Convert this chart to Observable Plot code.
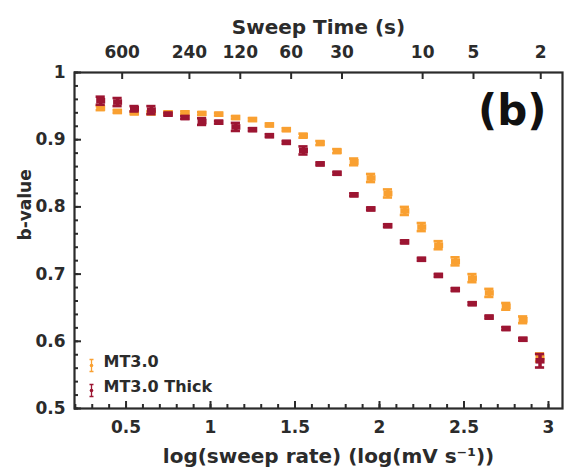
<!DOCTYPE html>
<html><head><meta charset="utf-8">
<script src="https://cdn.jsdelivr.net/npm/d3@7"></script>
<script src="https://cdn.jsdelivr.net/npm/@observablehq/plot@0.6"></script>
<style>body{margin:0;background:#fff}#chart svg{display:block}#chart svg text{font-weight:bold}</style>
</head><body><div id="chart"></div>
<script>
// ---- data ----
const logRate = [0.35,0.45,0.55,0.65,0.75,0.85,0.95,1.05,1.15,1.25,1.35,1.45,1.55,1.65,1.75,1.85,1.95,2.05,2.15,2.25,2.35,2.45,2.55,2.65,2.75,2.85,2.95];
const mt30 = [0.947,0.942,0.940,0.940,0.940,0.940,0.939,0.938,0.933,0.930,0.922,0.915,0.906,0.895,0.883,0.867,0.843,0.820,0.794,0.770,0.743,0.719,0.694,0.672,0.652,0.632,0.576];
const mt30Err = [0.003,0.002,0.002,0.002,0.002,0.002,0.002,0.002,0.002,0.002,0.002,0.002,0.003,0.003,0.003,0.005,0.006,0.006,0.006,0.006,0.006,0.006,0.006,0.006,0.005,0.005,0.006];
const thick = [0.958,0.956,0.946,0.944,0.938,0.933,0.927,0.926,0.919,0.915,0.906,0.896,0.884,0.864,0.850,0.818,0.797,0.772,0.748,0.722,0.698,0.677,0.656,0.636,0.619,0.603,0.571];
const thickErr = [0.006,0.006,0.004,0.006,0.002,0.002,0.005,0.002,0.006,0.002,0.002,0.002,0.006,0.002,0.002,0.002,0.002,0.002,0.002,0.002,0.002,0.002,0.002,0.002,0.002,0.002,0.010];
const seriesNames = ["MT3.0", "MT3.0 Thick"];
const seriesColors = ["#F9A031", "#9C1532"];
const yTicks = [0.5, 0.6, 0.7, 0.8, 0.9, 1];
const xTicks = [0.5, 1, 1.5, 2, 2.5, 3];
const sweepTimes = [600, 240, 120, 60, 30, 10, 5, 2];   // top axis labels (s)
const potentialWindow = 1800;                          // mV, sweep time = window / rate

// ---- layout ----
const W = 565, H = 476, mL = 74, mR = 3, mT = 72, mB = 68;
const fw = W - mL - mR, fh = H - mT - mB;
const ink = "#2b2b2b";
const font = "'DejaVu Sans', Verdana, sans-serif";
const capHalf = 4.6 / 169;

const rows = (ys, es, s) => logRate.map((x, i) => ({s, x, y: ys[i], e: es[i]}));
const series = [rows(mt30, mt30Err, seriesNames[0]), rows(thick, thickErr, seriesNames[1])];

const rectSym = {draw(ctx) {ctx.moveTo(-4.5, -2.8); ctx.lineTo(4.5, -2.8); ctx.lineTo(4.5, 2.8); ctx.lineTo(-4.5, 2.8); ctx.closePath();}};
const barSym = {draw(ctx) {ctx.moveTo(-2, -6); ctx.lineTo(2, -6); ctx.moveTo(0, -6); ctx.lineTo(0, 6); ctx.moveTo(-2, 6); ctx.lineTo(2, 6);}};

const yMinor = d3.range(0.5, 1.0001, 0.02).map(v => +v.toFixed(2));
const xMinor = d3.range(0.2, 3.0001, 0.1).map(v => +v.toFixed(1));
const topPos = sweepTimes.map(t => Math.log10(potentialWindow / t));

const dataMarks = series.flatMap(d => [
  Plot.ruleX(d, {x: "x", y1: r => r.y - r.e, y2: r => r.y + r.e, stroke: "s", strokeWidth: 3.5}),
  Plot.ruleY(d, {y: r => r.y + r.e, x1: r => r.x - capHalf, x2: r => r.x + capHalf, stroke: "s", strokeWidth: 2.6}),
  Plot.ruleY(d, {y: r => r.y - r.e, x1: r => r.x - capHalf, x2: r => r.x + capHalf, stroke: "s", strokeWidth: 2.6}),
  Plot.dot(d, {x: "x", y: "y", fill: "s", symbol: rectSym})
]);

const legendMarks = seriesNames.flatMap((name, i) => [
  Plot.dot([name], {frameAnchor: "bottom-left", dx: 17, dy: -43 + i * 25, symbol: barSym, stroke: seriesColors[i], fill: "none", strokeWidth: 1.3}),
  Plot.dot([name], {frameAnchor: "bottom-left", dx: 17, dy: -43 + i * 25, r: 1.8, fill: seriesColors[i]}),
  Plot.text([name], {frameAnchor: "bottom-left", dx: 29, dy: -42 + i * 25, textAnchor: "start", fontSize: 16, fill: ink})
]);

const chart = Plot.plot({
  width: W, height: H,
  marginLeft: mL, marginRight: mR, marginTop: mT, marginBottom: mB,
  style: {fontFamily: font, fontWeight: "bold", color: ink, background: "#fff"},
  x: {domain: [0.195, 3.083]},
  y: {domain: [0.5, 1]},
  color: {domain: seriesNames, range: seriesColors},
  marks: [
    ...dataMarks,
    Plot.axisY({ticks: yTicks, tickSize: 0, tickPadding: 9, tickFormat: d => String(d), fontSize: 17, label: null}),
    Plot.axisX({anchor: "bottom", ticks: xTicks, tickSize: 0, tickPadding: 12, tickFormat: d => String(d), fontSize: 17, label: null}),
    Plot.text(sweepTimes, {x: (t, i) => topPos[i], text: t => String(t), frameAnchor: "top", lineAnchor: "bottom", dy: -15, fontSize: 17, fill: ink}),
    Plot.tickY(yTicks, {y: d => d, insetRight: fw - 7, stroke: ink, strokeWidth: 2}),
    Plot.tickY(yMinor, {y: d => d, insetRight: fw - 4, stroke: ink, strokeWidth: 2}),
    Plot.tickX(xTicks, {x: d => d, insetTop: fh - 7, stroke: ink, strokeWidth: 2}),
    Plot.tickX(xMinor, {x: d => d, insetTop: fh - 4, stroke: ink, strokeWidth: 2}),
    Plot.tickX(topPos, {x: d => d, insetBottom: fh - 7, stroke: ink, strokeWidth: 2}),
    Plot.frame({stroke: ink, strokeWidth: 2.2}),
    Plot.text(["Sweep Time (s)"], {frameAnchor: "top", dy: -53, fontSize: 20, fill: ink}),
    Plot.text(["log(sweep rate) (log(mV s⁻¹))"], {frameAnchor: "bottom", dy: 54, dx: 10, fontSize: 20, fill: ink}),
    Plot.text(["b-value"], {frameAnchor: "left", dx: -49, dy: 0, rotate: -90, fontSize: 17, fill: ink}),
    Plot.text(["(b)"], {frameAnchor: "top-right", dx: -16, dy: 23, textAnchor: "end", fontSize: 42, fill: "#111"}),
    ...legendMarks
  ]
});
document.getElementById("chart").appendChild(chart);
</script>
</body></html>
##########
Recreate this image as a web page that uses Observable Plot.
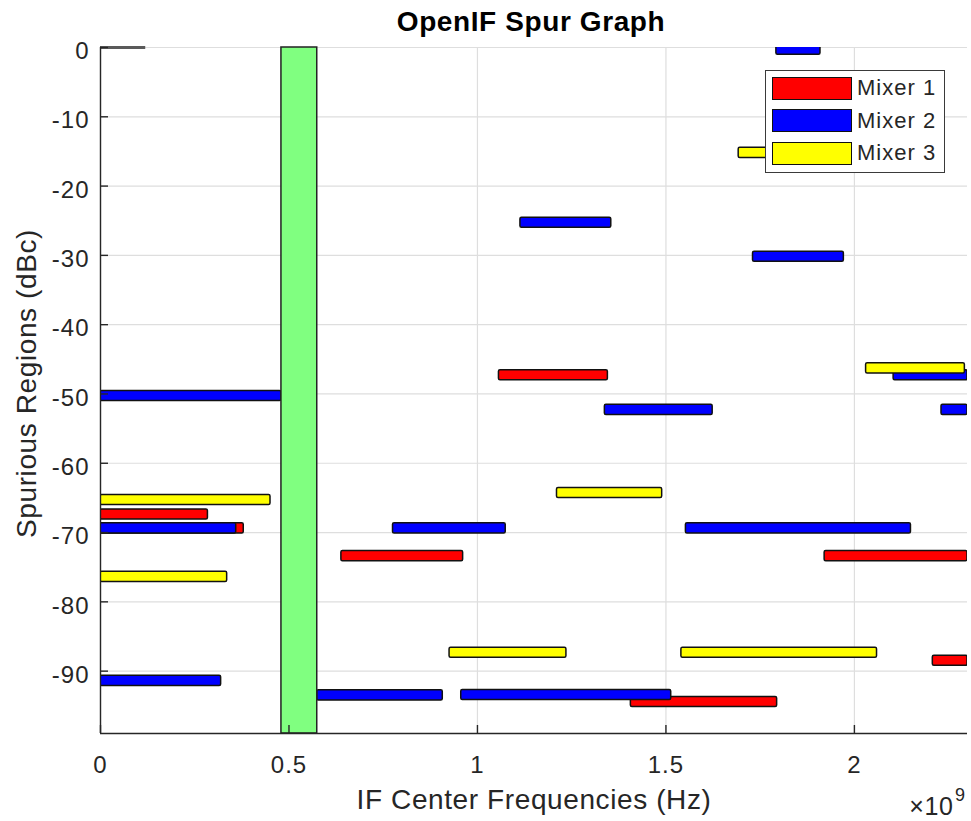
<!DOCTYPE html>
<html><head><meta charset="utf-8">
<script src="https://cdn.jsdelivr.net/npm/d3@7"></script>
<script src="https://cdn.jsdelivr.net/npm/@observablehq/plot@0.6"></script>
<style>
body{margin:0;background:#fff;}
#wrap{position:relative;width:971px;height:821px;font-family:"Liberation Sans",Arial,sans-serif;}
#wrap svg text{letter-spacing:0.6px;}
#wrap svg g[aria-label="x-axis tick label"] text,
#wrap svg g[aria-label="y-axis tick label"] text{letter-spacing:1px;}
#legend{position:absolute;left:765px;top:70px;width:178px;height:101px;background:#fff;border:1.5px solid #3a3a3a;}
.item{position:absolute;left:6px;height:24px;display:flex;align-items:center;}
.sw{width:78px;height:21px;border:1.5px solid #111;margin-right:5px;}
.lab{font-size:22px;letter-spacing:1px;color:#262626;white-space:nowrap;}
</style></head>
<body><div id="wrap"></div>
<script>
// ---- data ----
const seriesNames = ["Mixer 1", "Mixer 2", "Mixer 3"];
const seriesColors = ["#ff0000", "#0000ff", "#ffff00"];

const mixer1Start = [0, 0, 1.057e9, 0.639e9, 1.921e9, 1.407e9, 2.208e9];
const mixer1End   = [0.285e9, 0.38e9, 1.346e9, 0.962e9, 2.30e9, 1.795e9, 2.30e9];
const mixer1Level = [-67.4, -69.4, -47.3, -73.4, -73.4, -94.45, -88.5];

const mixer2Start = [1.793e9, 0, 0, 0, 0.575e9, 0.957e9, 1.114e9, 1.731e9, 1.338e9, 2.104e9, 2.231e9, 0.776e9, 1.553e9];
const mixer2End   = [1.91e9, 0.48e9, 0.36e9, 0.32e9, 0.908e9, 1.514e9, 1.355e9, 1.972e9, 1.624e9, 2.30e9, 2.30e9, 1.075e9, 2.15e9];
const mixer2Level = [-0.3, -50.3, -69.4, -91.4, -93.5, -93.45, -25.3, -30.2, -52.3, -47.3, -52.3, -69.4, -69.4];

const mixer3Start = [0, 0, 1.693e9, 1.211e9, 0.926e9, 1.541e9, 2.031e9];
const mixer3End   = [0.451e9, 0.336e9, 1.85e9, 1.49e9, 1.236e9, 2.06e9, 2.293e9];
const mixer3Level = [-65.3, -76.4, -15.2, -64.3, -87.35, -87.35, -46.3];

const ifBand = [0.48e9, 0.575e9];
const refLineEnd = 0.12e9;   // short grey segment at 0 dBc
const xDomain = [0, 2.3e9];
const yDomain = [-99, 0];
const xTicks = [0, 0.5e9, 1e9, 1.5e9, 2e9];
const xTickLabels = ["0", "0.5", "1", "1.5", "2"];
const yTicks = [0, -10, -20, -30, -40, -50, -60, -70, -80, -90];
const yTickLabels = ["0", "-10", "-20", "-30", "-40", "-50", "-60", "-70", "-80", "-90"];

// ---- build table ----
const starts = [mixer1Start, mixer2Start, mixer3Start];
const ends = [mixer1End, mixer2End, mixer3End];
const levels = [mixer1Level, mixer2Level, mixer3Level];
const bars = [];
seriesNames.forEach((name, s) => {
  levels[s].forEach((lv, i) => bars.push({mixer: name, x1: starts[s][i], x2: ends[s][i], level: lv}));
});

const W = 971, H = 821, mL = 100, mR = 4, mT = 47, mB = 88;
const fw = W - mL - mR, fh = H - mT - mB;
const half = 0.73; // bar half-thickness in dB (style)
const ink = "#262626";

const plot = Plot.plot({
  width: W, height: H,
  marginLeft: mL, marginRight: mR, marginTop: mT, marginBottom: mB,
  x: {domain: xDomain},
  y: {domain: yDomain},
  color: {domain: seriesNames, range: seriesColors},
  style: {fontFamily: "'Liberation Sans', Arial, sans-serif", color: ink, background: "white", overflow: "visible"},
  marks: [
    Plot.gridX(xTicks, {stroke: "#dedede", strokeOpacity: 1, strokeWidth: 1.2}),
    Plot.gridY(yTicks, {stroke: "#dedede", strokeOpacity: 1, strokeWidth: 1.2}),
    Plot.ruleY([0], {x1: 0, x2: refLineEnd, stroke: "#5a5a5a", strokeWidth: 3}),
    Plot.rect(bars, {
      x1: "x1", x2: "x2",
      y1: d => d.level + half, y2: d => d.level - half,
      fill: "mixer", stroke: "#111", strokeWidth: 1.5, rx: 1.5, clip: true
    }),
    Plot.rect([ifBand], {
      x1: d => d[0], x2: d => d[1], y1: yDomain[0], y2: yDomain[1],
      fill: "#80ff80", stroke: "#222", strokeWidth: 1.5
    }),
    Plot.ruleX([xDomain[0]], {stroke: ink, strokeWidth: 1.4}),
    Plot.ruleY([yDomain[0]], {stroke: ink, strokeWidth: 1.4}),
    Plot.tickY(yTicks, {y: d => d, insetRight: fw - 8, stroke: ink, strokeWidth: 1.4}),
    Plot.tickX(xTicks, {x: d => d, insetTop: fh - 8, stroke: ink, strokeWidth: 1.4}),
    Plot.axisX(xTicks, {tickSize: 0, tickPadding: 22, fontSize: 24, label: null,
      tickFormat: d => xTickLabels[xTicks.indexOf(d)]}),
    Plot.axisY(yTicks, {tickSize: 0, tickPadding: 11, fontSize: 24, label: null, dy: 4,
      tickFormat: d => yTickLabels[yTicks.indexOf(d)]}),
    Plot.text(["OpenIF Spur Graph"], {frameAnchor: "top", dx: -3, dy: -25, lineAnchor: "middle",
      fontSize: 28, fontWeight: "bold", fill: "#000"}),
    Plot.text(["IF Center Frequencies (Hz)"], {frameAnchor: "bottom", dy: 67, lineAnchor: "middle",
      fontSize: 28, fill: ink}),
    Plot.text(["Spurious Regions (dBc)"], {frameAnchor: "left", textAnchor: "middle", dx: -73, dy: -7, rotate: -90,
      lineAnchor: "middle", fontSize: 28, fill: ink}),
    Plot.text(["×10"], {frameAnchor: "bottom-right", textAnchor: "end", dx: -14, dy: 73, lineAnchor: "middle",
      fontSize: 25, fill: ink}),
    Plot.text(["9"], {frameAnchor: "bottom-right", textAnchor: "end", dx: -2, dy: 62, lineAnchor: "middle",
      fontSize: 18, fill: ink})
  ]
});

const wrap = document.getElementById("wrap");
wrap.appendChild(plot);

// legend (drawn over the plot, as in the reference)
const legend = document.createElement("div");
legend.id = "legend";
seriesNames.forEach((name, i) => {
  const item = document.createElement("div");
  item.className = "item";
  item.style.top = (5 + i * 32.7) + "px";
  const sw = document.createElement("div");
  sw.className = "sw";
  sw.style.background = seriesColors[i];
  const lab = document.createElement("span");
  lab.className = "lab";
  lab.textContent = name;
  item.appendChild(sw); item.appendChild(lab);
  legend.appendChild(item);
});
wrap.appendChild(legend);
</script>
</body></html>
##########
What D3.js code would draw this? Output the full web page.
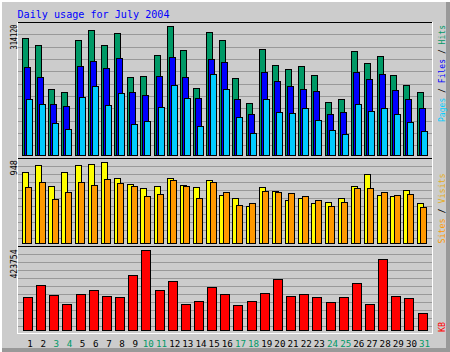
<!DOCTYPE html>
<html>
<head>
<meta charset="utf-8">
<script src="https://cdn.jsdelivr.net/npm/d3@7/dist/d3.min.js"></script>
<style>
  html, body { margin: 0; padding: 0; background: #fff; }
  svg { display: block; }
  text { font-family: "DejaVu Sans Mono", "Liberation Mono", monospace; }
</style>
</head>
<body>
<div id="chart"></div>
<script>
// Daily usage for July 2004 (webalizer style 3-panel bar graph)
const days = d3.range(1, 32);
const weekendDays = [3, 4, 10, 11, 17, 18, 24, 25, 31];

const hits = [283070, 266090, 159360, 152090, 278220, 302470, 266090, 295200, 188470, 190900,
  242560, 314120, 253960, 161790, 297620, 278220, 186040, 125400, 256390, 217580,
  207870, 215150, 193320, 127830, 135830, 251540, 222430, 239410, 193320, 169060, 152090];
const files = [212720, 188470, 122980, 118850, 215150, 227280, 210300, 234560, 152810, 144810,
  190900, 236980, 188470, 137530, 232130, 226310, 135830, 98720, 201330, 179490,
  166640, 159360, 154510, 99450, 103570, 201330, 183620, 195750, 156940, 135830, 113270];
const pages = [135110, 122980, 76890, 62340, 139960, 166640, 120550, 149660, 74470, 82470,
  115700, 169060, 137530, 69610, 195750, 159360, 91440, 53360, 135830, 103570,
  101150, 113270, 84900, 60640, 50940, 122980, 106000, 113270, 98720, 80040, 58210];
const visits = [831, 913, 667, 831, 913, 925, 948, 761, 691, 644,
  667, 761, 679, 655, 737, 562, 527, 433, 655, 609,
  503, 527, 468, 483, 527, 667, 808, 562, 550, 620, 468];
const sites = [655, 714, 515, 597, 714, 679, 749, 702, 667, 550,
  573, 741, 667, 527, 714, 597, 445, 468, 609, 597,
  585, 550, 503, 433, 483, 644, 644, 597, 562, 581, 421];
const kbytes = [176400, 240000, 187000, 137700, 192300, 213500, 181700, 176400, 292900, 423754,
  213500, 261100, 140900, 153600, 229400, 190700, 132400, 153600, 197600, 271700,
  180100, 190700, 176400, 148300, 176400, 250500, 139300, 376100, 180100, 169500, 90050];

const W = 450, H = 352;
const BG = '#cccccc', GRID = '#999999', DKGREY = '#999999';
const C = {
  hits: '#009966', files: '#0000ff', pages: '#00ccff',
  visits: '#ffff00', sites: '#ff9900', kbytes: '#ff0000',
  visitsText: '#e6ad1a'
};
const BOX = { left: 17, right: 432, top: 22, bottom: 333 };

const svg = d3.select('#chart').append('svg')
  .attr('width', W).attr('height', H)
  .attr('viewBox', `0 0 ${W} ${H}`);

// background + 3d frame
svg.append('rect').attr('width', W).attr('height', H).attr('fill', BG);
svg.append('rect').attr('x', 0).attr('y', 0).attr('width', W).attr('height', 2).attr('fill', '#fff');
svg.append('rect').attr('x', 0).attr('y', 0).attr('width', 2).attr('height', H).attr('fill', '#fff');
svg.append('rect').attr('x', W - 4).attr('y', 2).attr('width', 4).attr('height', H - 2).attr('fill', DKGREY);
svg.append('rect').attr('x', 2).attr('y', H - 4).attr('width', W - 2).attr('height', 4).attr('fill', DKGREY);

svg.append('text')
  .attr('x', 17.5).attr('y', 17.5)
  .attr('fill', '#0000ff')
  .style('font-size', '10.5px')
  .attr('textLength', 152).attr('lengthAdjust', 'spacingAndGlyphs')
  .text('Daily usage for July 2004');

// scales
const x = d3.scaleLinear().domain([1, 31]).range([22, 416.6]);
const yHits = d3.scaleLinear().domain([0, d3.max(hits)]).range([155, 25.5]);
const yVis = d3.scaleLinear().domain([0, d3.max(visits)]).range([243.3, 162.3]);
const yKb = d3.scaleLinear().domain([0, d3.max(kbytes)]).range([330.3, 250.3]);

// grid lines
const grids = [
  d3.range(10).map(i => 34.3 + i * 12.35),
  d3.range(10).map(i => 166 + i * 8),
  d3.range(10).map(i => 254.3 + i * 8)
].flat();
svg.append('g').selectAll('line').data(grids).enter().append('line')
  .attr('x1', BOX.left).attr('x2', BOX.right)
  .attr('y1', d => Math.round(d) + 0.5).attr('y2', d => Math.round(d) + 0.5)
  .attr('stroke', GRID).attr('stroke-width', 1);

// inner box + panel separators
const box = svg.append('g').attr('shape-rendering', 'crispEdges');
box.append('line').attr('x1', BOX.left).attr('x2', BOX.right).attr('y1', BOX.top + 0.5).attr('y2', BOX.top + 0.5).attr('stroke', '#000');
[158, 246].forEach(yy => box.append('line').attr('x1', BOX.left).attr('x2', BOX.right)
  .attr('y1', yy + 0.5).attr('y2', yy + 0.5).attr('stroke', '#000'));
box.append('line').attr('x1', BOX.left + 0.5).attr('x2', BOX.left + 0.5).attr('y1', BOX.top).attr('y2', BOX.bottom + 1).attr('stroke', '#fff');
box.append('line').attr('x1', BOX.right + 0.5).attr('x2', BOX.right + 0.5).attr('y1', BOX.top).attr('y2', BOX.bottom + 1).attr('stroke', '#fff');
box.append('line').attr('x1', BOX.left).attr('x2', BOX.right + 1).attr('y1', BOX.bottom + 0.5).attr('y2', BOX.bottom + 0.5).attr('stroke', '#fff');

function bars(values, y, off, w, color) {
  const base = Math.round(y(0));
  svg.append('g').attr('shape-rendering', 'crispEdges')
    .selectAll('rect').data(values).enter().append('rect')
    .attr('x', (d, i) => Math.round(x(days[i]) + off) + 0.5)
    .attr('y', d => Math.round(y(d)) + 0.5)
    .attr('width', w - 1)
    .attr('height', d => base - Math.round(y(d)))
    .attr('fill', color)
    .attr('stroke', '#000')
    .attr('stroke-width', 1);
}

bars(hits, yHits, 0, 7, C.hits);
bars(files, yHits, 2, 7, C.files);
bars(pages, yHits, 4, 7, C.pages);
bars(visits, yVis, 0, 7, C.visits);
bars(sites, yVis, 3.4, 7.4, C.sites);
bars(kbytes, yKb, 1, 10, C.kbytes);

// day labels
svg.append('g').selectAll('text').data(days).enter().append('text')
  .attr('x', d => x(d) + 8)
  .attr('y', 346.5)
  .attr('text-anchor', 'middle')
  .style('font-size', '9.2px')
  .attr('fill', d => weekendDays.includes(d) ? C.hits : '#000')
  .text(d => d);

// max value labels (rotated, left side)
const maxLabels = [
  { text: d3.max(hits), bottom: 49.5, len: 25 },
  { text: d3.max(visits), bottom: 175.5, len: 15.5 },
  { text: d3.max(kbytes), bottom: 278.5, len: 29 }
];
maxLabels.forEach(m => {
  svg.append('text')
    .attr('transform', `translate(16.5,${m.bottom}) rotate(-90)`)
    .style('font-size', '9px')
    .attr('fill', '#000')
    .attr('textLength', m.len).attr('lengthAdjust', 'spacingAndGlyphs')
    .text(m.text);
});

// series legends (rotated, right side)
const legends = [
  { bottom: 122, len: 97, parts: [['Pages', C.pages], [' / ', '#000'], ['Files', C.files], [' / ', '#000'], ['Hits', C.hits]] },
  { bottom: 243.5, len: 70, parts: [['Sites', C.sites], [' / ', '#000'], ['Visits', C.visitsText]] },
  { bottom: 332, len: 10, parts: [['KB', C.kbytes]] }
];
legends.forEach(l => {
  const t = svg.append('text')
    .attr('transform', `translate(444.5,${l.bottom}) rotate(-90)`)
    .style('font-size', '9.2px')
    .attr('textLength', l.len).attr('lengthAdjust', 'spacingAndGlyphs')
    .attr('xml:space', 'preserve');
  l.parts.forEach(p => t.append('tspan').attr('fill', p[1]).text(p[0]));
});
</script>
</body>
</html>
##########
## Task goal
Only the lines from the one bearing "Recreate this image" to the one bearing "-87.35, -87.35, -46.3];", both included, should be restated word for word, with pictures left out.

## Answer below
Recreate this image as a web page that uses Observable Plot.
<!DOCTYPE html>
<html><head><meta charset="utf-8">
<script src="https://cdn.jsdelivr.net/npm/d3@7"></script>
<script src="https://cdn.jsdelivr.net/npm/@observablehq/plot@0.6"></script>
<style>
body{margin:0;background:#fff;}
#wrap{position:relative;width:971px;height:821px;font-family:"Liberation Sans",Arial,sans-serif;}
#wrap svg text{letter-spacing:0.6px;}
#wrap svg g[aria-label="x-axis tick label"] text,
#wrap svg g[aria-label="y-axis tick label"] text{letter-spacing:1px;}
#legend{position:absolute;left:765px;top:70px;width:178px;height:101px;background:#fff;border:1.5px solid #3a3a3a;}
.item{position:absolute;left:6px;height:24px;display:flex;align-items:center;}
.sw{width:78px;height:21px;border:1.5px solid #111;margin-right:5px;}
.lab{font-size:22px;letter-spacing:1px;color:#262626;white-space:nowrap;}
</style></head>
<body><div id="wrap"></div>
<script>
// ---- data ----
const seriesNames = ["Mixer 1", "Mixer 2", "Mixer 3"];
const seriesColors = ["#ff0000", "#0000ff", "#ffff00"];

const mixer1Start = [0, 0, 1.057e9, 0.639e9, 1.921e9, 1.407e9, 2.208e9];
const mixer1End   = [0.285e9, 0.38e9, 1.346e9, 0.962e9, 2.30e9, 1.795e9, 2.30e9];
const mixer1Level = [-67.4, -69.4, -47.3, -73.4, -73.4, -94.45, -88.5];

const mixer2Start = [1.793e9, 0, 0, 0, 0.575e9, 0.957e9, 1.114e9, 1.731e9, 1.338e9, 2.104e9, 2.231e9, 0.776e9, 1.553e9];
const mixer2End   = [1.91e9, 0.48e9, 0.36e9, 0.32e9, 0.908e9, 1.514e9, 1.355e9, 1.972e9, 1.624e9, 2.30e9, 2.30e9, 1.075e9, 2.15e9];
const mixer2Level = [-0.3, -50.3, -69.4, -91.4, -93.5, -93.45, -25.3, -30.2, -52.3, -47.3, -52.3, -69.4, -69.4];

const mixer3Start = [0, 0, 1.693e9, 1.211e9, 0.926e9, 1.541e9, 2.031e9];
const mixer3End   = [0.451e9, 0.336e9, 1.85e9, 1.49e9, 1.236e9, 2.06e9, 2.293e9];
const mixer3Level = [-65.3, -76.4, -15.2, -64.3, -87.35, -87.35, -46.3];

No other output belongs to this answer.